DATA SECTION.
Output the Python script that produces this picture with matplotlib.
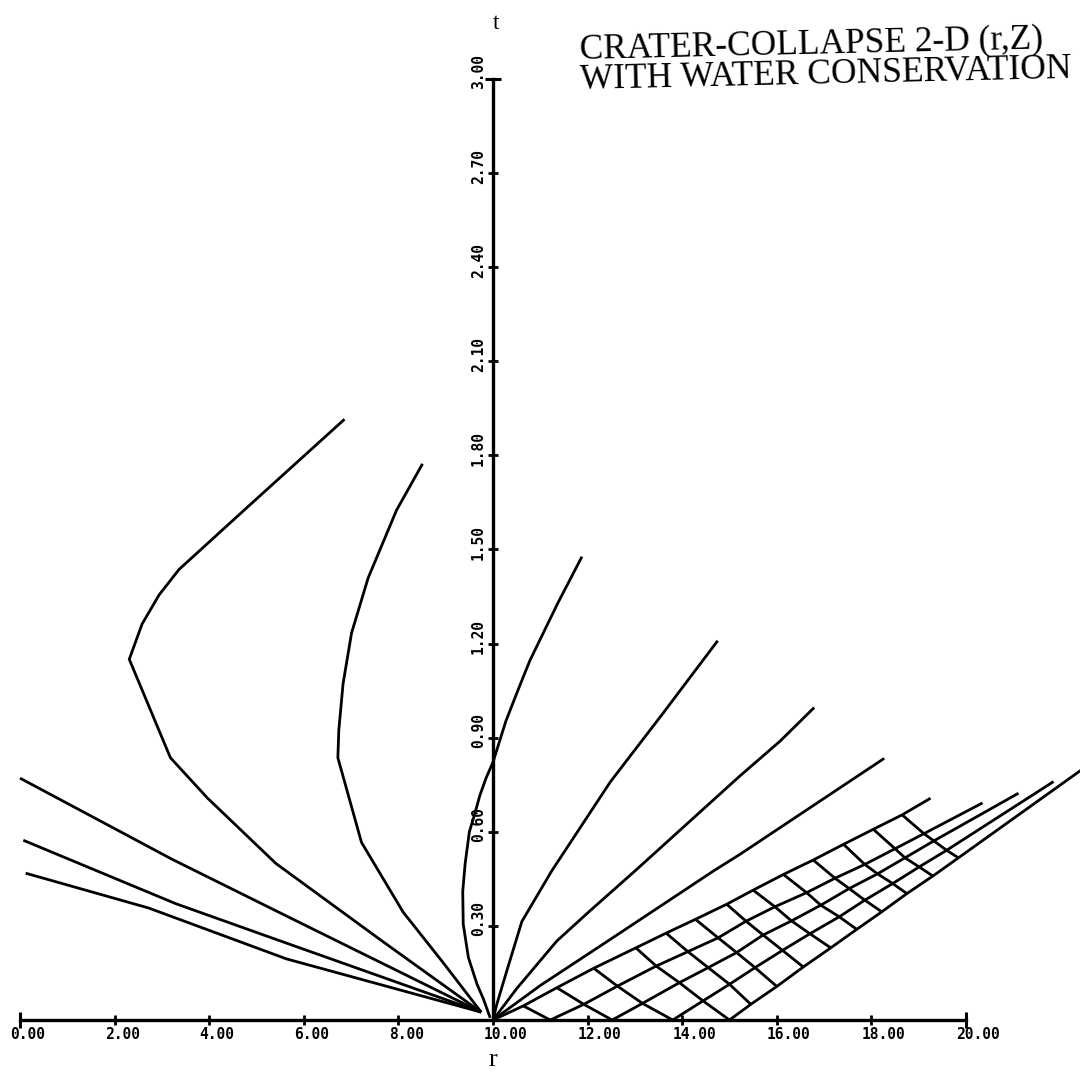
import numpy as np
import matplotlib.pyplot as plt

nan = np.nan

# axes ticks
r_ticks = [0, 2, 4, 6, 8, 10, 12, 14, 16, 18, 20]
r_labels = ["0.00", "2.00", "4.00", "6.00", "8.00", "10.00",
            "12.00", "14.00", "16.00", "18.00", "20.00"]
t_ticks = [0.3, 0.6, 0.9, 1.2, 1.5, 1.8, 2.1, 2.4, 2.7, 3.0]
t_labels = ["0.30", "0.60", "0.90", "1.20", "1.50", "1.80",
            "2.10", "2.40", "2.70", "3.00"]

# curves on the left of r = 10
curve_a_r = [6.86, 4.78, 3.36, 2.94, 2.58, 2.31, 3.18, 3.96, 5.41, 7.68, 9.75]
curve_a_t = [1.915, 1.631, 1.436, 1.355, 1.262, 1.150, 0.836, 0.708, 0.499, 0.249, 0.025]
curve_b_r = [8.51, 7.96, 7.36, 7.01, 6.83, 6.74, 6.72, 7.22, 8.10, 8.95, 9.75]
curve_b_t = [1.773, 1.625, 1.409, 1.234, 1.072, 0.924, 0.836, 0.566, 0.344, 0.182, 0.025]
ray_l1_r = [0.0, 3.22, 5.56, 9.75]
ray_l1_t = [0.771, 0.512, 0.337, 0.025]
ray_l2_r = [0.07, 3.29, 5.56, 9.75]
ray_l2_t = [0.573, 0.371, 0.249, 0.025]
ray_l3_r = [0.12, 2.72, 5.63, 9.75]
ray_l3_t = [0.468, 0.357, 0.195, 0.025]

# curve crossing the t axis
curve_c_r = [9.94, 9.80, 9.66, 9.48, 9.37, 9.36, 9.41, 9.50, 9.62, 9.72, 9.85,
             10.0, 10.27, 10.55, 10.78, 11.37, 11.88]
curve_c_t = [0.007, 0.066, 0.115, 0.199, 0.306, 0.41, 0.497, 0.60, 0.66, 0.715, 0.77,
             0.822, 0.952, 1.06, 1.146, 1.329, 1.477]

# rays on the right of r = 10
ray_r2_r = [10.0, 10.08, 10.29, 10.61, 11.24, 12.48, 13.58, 14.75]
ray_r2_t = [0.0, 0.05, 0.156, 0.314, 0.475, 0.759, 0.975, 1.209]
ray_r3_r = [10.0, 10.5, 11.35, 12.05, 13.0, 15.22, 16.07, 16.79]
ray_r3_t = [0.0, 0.10, 0.252, 0.348, 0.475, 0.778, 0.889, 0.996]
ray_r4_r = [10.0, 11.0, 12.48, 14.66, 15.22, 18.27]
ray_r4_t = [0.0, 0.11, 0.257, 0.475, 0.528, 0.834]

# characteristic mesh: row i = rising line, column j = falling line (last column = end)
mesh_r = np.array([
    [10.00, 10.64, 11.35, 12.13, 13.02, 13.66, 14.28, 14.94, 15.50, 16.14, 16.77, 17.41, 18.04, 18.65, 19.25],
    [nan, 11.21, 11.92, 12.63, 13.45, 14.12, 14.76, 15.35, 15.96, 16.63, 17.23, 17.86, 18.50, 19.11, 20.35],
    [nan, nan, 12.52, 13.16, 13.94, 14.55, 15.15, 15.71, 16.31, 16.93, 17.53, 18.13, 18.71, 19.32, 21.11],
    [nan, nan, nan, 13.80, 14.44, 15.00, 15.54, 16.12, 16.70, 17.32, 17.86, 18.45, 19.01, 19.59, 21.85],
    [nan, nan, nan, nan, 15.00, 15.45, 16.00, 16.56, 17.14, 17.69, 18.22, 18.75, 19.30, 19.84, 23.30],
])
mesh_t = np.array([
    [0.0, 0.045, 0.103, 0.165, 0.230, 0.277, 0.321, 0.369, 0.414, 0.464, 0.510, 0.560, 0.608, 0.654, 0.707],
    [nan, 0.0, 0.050, 0.108, 0.172, 0.218, 0.262, 0.315, 0.361, 0.406, 0.452, 0.496, 0.546, 0.594, 0.692],
    [nan, nan, 0.0, 0.053, 0.119, 0.167, 0.215, 0.271, 0.316, 0.366, 0.419, 0.466, 0.517, 0.571, 0.723],
    [nan, nan, nan, 0.0, 0.061, 0.114, 0.167, 0.222, 0.275, 0.329, 0.382, 0.435, 0.488, 0.541, 0.760],
    [nan, nan, nan, nan, 0.0, 0.050, 0.107, 0.169, 0.230, 0.289, 0.345, 0.403, 0.459, 0.517, 0.890],
])

title_lines = ["CRATER-COLLAPSE 2-D (r,Z)", "WITH WATER CONSERVATION"]

fig = plt.figure(figsize=(10.8, 10.75), dpi=100)
ax = fig.add_axes([0, 0, 1, 1])
ax.set_xlim(-0.423, 22.41)
ax.set_ylim(-0.1753, 3.2515)
ax.axis("off")

lw = 2.0
kw = dict(color="black", lw=lw, solid_joinstyle="miter", solid_capstyle="butt")

# axes
ax.plot([r_ticks[0], r_ticks[-1]], [0, 0], color="black", lw=2.4)
ax.plot([10, 10], [0, t_ticks[-1]], color="black", lw=2.4)
ax.plot(r_ticks[1:-1], [0] * (len(r_ticks) - 2), ls="none", marker="|",
        ms=7, mew=2, color="black")
ax.plot([r_ticks[0], r_ticks[-1]], [0, 0], ls="none", marker="|", ms=12, mew=2.2, color="black")
ax.plot([10] * (len(t_ticks) - 1), t_ticks[:-1], ls="none", marker="_",
        ms=7, mew=2, color="black")
ax.plot([10], [t_ticks[-1]], ls="none", marker="_", ms=12, mew=2.2, color="black")

for r, lab in zip(r_ticks, r_labels):
    ax.annotate(lab, (r, 0), xytext=(-7, -10.5), textcoords="offset points",
                ha="left", va="center", family="DejaVu Sans Mono",
                weight="bold", fontsize=10.5)
for t, lab in zip(t_ticks, t_labels):
    ax.annotate(lab, (10, t), xytext=(-10.5, 5), textcoords="offset points",
                ha="center", va="center", rotation=90, family="DejaVu Sans Mono",
                weight="bold", fontsize=10.5)

ax.annotate("r", (10, 0), xytext=(0, -29), textcoords="offset points",
            ha="center", va="center", family="Liberation Serif", fontsize=19)
ax.annotate("t", (10, t_ticks[-1]), xytext=(2, 40), textcoords="offset points",
            ha="center", va="center", family="Liberation Serif", fontsize=17)

# curves
for rr, tt in [(curve_a_r, curve_a_t), (curve_b_r, curve_b_t),
               (ray_l1_r, ray_l1_t), (ray_l2_r, ray_l2_t), (ray_l3_r, ray_l3_t),
               (curve_c_r, curve_c_t), (ray_r2_r, ray_r2_t),
               (ray_r3_r, ray_r3_t), (ray_r4_r, ray_r4_t)]:
    ax.plot(rr, tt, **kw)

# mesh
for i in range(mesh_r.shape[0]):
    ax.plot(mesh_r[i], mesh_t[i], **kw)
for j in range(1, mesh_r.shape[1] - 1):
    ax.plot(mesh_r[:, j], mesh_t[:, j], **kw)

# title
for k, line in enumerate(title_lines):
    fig.text(580 / 1080, 1 - (58 + 31 * k) / 1075, line, family="Liberation Serif",
             fontsize=25.5, rotation=1.3, rotation_mode="anchor", ha="left", va="baseline")

fig.savefig("out.png", dpi=100)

WHAT TO PRODUCE. Without including any picture, repeat the data exactly.

TASK SOLUTION.
Output the Python script that produces this picture with matplotlib.
import numpy as np
import matplotlib.pyplot as plt

nan = np.nan

# axes ticks
r_ticks = [0, 2, 4, 6, 8, 10, 12, 14, 16, 18, 20]
r_labels = ["0.00", "2.00", "4.00", "6.00", "8.00", "10.00",
            "12.00", "14.00", "16.00", "18.00", "20.00"]
t_ticks = [0.3, 0.6, 0.9, 1.2, 1.5, 1.8, 2.1, 2.4, 2.7, 3.0]
t_labels = ["0.30", "0.60", "0.90", "1.20", "1.50", "1.80",
            "2.10", "2.40", "2.70", "3.00"]

# curves on the left of r = 10
curve_a_r = [6.86, 4.78, 3.36, 2.94, 2.58, 2.31, 3.18, 3.96, 5.41, 7.68, 9.75]
curve_a_t = [1.915, 1.631, 1.436, 1.355, 1.262, 1.150, 0.836, 0.708, 0.499, 0.249, 0.025]
curve_b_r = [8.51, 7.96, 7.36, 7.01, 6.83, 6.74, 6.72, 7.22, 8.10, 8.95, 9.75]
curve_b_t = [1.773, 1.625, 1.409, 1.234, 1.072, 0.924, 0.836, 0.566, 0.344, 0.182, 0.025]
ray_l1_r = [0.0, 3.22, 5.56, 9.75]
ray_l1_t = [0.771, 0.512, 0.337, 0.025]
ray_l2_r = [0.07, 3.29, 5.56, 9.75]
ray_l2_t = [0.573, 0.371, 0.249, 0.025]
ray_l3_r = [0.12, 2.72, 5.63, 9.75]
ray_l3_t = [0.468, 0.357, 0.195, 0.025]

# curve crossing the t axis
curve_c_r = [9.94, 9.80, 9.66, 9.48, 9.37, 9.36, 9.41, 9.50, 9.62, 9.72, 9.85,
             10.0, 10.27, 10.55, 10.78, 11.37, 11.88]
curve_c_t = [0.007, 0.066, 0.115, 0.199, 0.306, 0.41, 0.497, 0.60, 0.66, 0.715, 0.77,
             0.822, 0.952, 1.06, 1.146, 1.329, 1.477]

# rays on the right of r = 10
ray_r2_r = [10.0, 10.08, 10.29, 10.61, 11.24, 12.48, 13.58, 14.75]
ray_r2_t = [0.0, 0.05, 0.156, 0.314, 0.475, 0.759, 0.975, 1.209]
ray_r3_r = [10.0, 10.5, 11.35, 12.05, 13.0, 15.22, 16.07, 16.79]
ray_r3_t = [0.0, 0.10, 0.252, 0.348, 0.475, 0.778, 0.889, 0.996]
ray_r4_r = [10.0, 11.0, 12.48, 14.66, 15.22, 18.27]
ray_r4_t = [0.0, 0.11, 0.257, 0.475, 0.528, 0.834]

# characteristic mesh: row i = rising line, column j = falling line (last column = end)
mesh_r = np.array([
    [10.00, 10.64, 11.35, 12.13, 13.02, 13.66, 14.28, 14.94, 15.50, 16.14, 16.77, 17.41, 18.04, 18.65, 19.25],
    [nan, 11.21, 11.92, 12.63, 13.45, 14.12, 14.76, 15.35, 15.96, 16.63, 17.23, 17.86, 18.50, 19.11, 20.35],
    [nan, nan, 12.52, 13.16, 13.94, 14.55, 15.15, 15.71, 16.31, 16.93, 17.53, 18.13, 18.71, 19.32, 21.11],
    [nan, nan, nan, 13.80, 14.44, 15.00, 15.54, 16.12, 16.70, 17.32, 17.86, 18.45, 19.01, 19.59, 21.85],
    [nan, nan, nan, nan, 15.00, 15.45, 16.00, 16.56, 17.14, 17.69, 18.22, 18.75, 19.30, 19.84, 23.30],
])
mesh_t = np.array([
    [0.0, 0.045, 0.103, 0.165, 0.230, 0.277, 0.321, 0.369, 0.414, 0.464, 0.510, 0.560, 0.608, 0.654, 0.707],
    [nan, 0.0, 0.050, 0.108, 0.172, 0.218, 0.262, 0.315, 0.361, 0.406, 0.452, 0.496, 0.546, 0.594, 0.692],
    [nan, nan, 0.0, 0.053, 0.119, 0.167, 0.215, 0.271, 0.316, 0.366, 0.419, 0.466, 0.517, 0.571, 0.723],
    [nan, nan, nan, 0.0, 0.061, 0.114, 0.167, 0.222, 0.275, 0.329, 0.382, 0.435, 0.488, 0.541, 0.760],
    [nan, nan, nan, nan, 0.0, 0.050, 0.107, 0.169, 0.230, 0.289, 0.345, 0.403, 0.459, 0.517, 0.890],
])

title_lines = ["CRATER-COLLAPSE 2-D (r,Z)", "WITH WATER CONSERVATION"]

fig = plt.figure(figsize=(10.8, 10.75), dpi=100)
ax = fig.add_axes([0, 0, 1, 1])
ax.set_xlim(-0.423, 22.41)
ax.set_ylim(-0.1753, 3.2515)
ax.axis("off")

lw = 2.0
kw = dict(color="black", lw=lw, solid_joinstyle="miter", solid_capstyle="butt")

# axes
ax.plot([r_ticks[0], r_ticks[-1]], [0, 0], color="black", lw=2.4)
ax.plot([10, 10], [0, t_ticks[-1]], color="black", lw=2.4)
ax.plot(r_ticks[1:-1], [0] * (len(r_ticks) - 2), ls="none", marker="|",
        ms=7, mew=2, color="black")
ax.plot([r_ticks[0], r_ticks[-1]], [0, 0], ls="none", marker="|", ms=12, mew=2.2, color="black")
ax.plot([10] * (len(t_ticks) - 1), t_ticks[:-1], ls="none", marker="_",
        ms=7, mew=2, color="black")
ax.plot([10], [t_ticks[-1]], ls="none", marker="_", ms=12, mew=2.2, color="black")

for r, lab in zip(r_ticks, r_labels):
    ax.annotate(lab, (r, 0), xytext=(-7, -10.5), textcoords="offset points",
                ha="left", va="center", family="DejaVu Sans Mono",
                weight="bold", fontsize=10.5)
for t, lab in zip(t_ticks, t_labels):
    ax.annotate(lab, (10, t), xytext=(-10.5, 5), textcoords="offset points",
                ha="center", va="center", rotation=90, family="DejaVu Sans Mono",
                weight="bold", fontsize=10.5)

ax.annotate("r", (10, 0), xytext=(0, -29), textcoords="offset points",
            ha="center", va="center", family="Liberation Serif", fontsize=19)
ax.annotate("t", (10, t_ticks[-1]), xytext=(2, 40), textcoords="offset points",
            ha="center", va="center", family="Liberation Serif", fontsize=17)

# curves
for rr, tt in [(curve_a_r, curve_a_t), (curve_b_r, curve_b_t),
               (ray_l1_r, ray_l1_t), (ray_l2_r, ray_l2_t), (ray_l3_r, ray_l3_t),
               (curve_c_r, curve_c_t), (ray_r2_r, ray_r2_t),
               (ray_r3_r, ray_r3_t), (ray_r4_r, ray_r4_t)]:
    ax.plot(rr, tt, **kw)

# mesh
for i in range(mesh_r.shape[0]):
    ax.plot(mesh_r[i], mesh_t[i], **kw)
for j in range(1, mesh_r.shape[1] - 1):
    ax.plot(mesh_r[:, j], mesh_t[:, j], **kw)

# title
for k, line in enumerate(title_lines):
    fig.text(580 / 1080, 1 - (58 + 31 * k) / 1075, line, family="Liberation Serif",
             fontsize=25.5, rotation=1.3, rotation_mode="anchor", ha="left", va="baseline")

fig.savefig("out.png", dpi=100)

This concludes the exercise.